É maldito todo aquele que quebrar um mandamento, sem exceção, senão aquele que estiver debaixo da graça de Jesus. Se a lei das obras tivesse sido revogada e colocada de lado hoje, desde a queda de Adão, Cristo não ter-se-ia feito maldição como nosso substituto e penhor, pois ele carregaria a nossa dívida com ele, ao submeter-se ao dever e à pena do nosso compromisso, por isso se diz que ele nasceu sob a lei, para remir os que estavam sob a lei, e assim também em Gál 3.13 “Cristo se fez maldição por nós”, isto é, no nosso lugar.
E, novamente, a lei do pacto de obras com Adão e com a sua descendência não é revogada, porque é uma regra imutável, segundo a qual Deus procede: “Nem um til da lei passará” ( Mt 5.18), até que tudo seja cumprido, tanto pela criatura, ou sobre a criatura. É o pacto de obras que condena todos os filhos de Adão. O rigor do que trouxe Cristo do céu para cumpri-lo para os crentes. Ou devemos ter Cristo para cumpri-lo por nós, ou pela nossa violação do mesmo, devemos morrer para sempre. E, portanto, o apóstolo Tiago diz que no dia do juízo Deus procederá com todos os homens de acordo com as duas alianças.
Alguns são julgados pela lei da liberdade, e alguns pelo juízo sem misericórdia, os dois pactos têm dois cabeças principais para os aliançados, para eles e seus herdeiros – Adão e Cristo, portanto, enquanto tu és herdeiro de Adão, tu tens o compromisso de Adão sobre ti. O pacto das obras foi feito com Adão e sua descendência, que eram todos homens naturais.
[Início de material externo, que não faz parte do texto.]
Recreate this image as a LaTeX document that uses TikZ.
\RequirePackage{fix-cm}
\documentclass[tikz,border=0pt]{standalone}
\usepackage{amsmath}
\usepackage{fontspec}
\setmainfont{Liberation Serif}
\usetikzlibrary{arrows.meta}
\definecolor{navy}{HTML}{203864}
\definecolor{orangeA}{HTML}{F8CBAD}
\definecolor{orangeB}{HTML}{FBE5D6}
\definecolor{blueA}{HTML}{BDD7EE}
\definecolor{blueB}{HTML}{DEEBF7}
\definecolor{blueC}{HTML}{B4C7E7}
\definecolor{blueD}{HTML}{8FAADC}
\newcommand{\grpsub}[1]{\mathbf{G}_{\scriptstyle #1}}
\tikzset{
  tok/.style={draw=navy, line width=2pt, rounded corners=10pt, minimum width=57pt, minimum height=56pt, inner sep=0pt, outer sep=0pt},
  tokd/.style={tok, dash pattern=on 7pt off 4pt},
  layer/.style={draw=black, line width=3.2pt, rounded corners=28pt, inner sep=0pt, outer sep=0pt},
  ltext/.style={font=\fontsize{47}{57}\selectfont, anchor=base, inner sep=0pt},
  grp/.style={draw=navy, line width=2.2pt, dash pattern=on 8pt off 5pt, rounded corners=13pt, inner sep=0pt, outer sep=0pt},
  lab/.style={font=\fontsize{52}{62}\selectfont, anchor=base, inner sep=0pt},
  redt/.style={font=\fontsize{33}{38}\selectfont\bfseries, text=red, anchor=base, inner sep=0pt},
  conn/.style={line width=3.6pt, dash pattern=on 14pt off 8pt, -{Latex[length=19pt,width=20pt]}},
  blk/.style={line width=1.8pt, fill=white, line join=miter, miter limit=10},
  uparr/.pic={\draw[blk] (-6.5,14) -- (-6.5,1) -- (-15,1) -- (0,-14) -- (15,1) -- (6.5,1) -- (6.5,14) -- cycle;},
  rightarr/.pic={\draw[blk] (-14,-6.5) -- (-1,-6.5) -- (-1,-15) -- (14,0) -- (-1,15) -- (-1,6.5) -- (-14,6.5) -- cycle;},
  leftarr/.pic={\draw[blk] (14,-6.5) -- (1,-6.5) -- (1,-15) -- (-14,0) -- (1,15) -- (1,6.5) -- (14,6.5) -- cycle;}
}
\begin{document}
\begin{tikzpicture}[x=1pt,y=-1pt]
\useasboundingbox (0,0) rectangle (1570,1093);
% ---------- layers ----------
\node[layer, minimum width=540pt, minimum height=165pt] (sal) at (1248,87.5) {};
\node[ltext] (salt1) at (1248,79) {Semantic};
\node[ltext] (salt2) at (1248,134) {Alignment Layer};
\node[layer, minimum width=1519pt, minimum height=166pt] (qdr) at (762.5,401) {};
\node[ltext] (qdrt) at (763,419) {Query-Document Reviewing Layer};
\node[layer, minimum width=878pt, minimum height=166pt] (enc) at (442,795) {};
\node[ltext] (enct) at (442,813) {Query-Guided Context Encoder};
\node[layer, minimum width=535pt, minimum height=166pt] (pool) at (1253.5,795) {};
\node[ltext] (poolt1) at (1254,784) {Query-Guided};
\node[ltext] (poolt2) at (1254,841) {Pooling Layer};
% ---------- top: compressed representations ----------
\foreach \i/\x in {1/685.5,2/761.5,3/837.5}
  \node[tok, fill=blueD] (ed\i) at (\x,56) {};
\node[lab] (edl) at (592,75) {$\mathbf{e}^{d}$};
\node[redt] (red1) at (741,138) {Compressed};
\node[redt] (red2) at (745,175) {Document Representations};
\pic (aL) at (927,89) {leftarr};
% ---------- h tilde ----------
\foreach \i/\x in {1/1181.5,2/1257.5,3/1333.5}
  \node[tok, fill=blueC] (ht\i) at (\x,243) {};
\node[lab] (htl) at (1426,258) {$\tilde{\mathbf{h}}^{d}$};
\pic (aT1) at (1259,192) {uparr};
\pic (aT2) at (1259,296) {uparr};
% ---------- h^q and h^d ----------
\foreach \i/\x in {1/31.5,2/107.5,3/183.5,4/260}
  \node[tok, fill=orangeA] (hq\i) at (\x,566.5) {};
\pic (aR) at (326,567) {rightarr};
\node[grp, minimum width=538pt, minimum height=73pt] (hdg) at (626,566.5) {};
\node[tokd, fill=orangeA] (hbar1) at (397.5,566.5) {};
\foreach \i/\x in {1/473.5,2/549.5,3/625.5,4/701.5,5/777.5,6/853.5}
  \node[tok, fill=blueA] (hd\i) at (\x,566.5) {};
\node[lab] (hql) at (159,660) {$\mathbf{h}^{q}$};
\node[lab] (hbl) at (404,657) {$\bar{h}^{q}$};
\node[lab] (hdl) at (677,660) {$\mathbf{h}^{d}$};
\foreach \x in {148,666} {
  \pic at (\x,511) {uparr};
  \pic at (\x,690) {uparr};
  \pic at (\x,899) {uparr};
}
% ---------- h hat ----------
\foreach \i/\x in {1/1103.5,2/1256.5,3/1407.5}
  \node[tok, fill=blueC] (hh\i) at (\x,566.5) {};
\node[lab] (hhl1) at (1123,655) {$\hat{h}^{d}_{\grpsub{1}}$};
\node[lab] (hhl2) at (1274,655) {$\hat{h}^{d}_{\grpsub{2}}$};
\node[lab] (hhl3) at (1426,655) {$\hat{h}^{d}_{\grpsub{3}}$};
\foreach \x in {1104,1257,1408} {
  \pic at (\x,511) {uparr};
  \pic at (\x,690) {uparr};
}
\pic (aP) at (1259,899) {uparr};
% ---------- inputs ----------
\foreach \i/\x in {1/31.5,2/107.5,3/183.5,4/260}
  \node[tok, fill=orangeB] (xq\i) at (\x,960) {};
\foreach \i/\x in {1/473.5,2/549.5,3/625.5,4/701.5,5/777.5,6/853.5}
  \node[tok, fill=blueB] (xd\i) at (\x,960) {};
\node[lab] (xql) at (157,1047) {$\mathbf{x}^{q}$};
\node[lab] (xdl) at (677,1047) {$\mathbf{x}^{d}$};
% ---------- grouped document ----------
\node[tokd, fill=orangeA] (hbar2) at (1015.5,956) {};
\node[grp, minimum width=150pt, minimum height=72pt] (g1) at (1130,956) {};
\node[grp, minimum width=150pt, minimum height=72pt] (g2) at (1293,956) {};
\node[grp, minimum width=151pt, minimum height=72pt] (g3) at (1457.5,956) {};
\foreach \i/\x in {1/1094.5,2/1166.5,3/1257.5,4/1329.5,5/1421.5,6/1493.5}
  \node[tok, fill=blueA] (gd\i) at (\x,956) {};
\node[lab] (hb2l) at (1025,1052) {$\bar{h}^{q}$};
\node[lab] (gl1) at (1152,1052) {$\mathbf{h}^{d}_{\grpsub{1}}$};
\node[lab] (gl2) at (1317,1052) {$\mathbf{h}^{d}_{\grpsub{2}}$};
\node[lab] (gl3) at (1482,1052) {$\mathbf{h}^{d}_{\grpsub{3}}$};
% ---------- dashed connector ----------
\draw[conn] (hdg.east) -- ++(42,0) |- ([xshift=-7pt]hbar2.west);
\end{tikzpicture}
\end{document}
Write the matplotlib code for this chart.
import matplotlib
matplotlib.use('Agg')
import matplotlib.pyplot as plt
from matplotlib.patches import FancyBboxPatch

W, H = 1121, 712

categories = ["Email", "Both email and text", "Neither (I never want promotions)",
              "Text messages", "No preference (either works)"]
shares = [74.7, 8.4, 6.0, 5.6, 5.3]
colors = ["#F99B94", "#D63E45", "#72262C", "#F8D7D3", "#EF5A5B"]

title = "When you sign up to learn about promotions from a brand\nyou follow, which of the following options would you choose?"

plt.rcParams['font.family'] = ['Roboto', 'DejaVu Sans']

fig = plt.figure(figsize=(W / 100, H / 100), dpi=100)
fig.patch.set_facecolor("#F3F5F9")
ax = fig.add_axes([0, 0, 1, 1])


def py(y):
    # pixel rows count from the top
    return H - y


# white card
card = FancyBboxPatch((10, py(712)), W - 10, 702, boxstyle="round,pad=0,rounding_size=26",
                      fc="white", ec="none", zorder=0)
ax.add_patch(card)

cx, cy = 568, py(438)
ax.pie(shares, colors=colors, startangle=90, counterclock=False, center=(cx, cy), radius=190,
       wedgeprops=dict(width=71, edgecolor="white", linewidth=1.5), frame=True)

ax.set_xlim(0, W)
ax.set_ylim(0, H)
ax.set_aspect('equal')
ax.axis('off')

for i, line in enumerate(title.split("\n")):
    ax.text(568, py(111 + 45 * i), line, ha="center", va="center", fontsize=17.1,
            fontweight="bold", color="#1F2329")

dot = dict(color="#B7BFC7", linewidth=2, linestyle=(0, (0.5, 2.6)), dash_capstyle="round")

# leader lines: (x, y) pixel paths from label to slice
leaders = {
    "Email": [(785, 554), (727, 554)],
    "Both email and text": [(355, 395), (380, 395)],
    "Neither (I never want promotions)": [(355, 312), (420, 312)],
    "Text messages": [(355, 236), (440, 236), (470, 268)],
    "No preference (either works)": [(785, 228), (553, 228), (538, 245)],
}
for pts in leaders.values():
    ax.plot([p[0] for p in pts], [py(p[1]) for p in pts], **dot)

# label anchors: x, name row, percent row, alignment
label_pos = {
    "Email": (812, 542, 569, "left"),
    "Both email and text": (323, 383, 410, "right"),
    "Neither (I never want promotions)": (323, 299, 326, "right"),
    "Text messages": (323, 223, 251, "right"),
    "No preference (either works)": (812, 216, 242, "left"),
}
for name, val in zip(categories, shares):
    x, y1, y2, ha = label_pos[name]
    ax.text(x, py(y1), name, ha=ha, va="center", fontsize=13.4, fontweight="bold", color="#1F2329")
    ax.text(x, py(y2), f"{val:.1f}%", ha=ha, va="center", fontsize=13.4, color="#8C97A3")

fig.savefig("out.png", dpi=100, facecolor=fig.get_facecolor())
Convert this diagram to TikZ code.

O pacto da graça com Cristo e sua descendência, que são os crentes, (que são julgados segundo a lei da liberdade que Ele conquistou para os que nele creem. Liberdade da condenação eterna, e de tudo o que se referia ao pacto das obras, cuja lei permanece sobre todos os descendentes de Adão que não estão em Cristo. Nos capítulos 4 e 5 de Romanos, o apóstolo Paulo faz referência a ambos os pactos e este compromisso com Adão e Cristo, quer para a morte no primeiro, quer para a vida, no segundo – nota do tradutor).